■ Requirement ■
From the listing below, restate word for word the lines from the line containing "Rebuild this chart as a Python script, using matplotlib." down through the line containing "plt.rcParams['font.family'] = ['Lato', 'DejaVu". Exclude pictures.

— BEGIN —

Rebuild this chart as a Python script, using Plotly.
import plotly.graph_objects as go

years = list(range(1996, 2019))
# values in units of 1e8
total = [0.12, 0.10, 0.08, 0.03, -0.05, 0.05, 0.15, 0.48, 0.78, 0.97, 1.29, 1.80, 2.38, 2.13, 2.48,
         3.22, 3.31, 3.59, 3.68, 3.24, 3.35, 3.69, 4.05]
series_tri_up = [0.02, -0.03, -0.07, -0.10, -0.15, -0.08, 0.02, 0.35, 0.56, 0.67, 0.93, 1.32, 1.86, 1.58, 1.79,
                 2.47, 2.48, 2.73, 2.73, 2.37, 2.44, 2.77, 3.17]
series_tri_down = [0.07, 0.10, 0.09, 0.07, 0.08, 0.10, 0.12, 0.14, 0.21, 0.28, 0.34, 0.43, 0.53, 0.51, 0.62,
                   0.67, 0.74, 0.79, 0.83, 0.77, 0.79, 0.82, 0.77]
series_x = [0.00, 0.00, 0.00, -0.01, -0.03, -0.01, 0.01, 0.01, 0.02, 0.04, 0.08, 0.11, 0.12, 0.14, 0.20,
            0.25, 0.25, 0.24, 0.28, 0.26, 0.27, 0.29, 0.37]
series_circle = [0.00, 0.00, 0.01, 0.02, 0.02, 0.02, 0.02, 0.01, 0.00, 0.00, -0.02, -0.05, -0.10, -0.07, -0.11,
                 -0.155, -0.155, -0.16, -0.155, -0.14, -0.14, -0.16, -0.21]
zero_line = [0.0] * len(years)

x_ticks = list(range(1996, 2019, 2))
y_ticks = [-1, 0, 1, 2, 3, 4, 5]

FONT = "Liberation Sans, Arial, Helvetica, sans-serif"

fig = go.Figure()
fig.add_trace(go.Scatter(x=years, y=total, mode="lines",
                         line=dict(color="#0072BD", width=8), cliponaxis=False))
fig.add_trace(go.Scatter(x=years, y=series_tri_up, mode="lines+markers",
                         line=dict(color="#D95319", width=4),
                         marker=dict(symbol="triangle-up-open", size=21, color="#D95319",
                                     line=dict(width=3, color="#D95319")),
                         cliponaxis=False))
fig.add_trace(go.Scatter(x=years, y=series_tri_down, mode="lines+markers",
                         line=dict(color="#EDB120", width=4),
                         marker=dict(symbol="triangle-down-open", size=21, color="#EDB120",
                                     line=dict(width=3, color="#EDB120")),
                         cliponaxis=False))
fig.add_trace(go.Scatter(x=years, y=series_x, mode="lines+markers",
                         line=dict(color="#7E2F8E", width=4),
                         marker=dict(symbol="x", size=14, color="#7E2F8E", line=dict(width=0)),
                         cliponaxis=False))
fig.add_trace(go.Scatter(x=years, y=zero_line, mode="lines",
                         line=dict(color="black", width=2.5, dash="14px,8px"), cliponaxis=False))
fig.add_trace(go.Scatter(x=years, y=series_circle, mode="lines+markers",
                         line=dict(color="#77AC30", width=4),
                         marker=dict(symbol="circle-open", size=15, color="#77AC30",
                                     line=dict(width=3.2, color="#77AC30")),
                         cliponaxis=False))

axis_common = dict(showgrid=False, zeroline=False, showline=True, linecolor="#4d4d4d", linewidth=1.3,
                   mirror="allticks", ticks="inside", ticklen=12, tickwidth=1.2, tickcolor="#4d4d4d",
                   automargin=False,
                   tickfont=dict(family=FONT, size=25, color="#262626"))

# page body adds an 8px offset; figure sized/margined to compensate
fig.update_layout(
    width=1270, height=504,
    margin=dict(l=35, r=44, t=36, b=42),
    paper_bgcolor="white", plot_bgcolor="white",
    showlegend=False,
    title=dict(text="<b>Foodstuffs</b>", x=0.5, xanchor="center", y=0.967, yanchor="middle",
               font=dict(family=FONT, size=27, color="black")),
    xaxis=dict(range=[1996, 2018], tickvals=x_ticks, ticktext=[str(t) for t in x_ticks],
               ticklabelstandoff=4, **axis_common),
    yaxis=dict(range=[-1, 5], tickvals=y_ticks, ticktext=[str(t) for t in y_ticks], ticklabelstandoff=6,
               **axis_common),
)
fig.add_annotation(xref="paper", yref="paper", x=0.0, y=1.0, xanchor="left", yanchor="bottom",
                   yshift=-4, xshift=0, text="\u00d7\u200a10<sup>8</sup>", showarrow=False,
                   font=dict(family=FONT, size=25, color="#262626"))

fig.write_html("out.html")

— END —
— BEGIN —

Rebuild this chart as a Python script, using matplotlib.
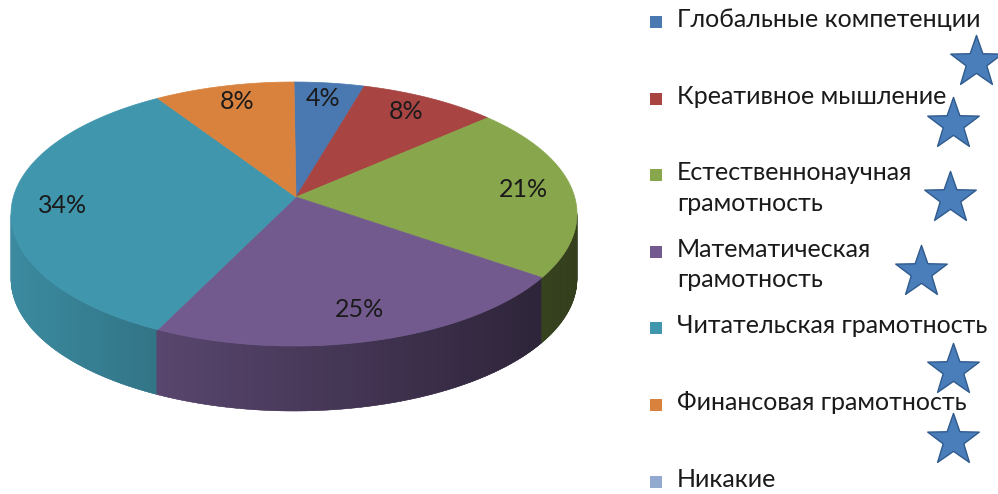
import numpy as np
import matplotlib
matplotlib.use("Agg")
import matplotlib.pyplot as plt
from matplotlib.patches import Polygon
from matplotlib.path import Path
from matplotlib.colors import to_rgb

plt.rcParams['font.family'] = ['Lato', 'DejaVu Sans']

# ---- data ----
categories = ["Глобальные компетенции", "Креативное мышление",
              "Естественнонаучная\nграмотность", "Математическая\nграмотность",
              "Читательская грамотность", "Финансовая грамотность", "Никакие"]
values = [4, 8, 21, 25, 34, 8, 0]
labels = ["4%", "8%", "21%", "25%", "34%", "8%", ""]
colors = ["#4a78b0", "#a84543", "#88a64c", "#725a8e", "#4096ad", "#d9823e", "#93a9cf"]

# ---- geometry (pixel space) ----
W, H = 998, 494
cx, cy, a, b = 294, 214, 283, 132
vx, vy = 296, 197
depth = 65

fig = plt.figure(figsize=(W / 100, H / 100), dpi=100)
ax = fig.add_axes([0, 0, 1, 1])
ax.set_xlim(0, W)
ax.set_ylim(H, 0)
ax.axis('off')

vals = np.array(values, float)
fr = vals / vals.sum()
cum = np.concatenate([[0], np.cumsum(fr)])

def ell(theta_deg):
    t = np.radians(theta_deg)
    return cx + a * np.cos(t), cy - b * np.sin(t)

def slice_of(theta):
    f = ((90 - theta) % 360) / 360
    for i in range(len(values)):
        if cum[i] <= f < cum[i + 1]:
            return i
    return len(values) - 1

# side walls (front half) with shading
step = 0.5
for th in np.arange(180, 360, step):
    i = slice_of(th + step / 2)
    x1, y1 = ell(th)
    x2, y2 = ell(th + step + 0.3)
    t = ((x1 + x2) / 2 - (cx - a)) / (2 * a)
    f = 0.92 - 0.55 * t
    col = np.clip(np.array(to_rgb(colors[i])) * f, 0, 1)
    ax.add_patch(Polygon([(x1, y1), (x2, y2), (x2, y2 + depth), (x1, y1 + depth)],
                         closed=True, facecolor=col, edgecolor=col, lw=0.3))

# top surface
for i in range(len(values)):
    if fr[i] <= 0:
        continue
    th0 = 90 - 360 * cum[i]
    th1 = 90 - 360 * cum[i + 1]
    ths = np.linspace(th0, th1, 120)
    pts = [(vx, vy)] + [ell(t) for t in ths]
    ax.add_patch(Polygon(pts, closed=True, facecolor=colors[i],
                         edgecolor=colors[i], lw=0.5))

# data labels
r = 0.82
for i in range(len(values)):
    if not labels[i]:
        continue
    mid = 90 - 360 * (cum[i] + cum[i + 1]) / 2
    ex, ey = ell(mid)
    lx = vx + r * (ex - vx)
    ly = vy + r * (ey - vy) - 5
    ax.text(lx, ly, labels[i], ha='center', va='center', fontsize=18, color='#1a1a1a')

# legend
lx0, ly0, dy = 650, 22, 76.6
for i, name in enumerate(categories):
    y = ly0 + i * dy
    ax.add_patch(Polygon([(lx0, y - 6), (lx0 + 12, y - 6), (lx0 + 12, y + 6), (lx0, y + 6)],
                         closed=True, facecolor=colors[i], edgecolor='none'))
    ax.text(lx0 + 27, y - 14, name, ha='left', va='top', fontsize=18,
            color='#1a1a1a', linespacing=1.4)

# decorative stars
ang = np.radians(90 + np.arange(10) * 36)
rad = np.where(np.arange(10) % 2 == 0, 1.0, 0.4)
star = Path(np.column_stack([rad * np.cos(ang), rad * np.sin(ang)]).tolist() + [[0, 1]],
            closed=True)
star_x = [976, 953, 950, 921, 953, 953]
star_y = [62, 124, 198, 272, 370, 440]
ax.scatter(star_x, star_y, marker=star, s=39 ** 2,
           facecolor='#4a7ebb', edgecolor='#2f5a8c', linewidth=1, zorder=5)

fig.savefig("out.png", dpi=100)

— END —

■ Exercise solution ■
Rebuild this chart as a Python script, using matplotlib.
import numpy as np
import matplotlib
matplotlib.use("Agg")
import matplotlib.pyplot as plt
from matplotlib.patches import Polygon
from matplotlib.path import Path
from matplotlib.colors import to_rgb

plt.rcParams['font.family'] = ['Lato', 'DejaVu Sans']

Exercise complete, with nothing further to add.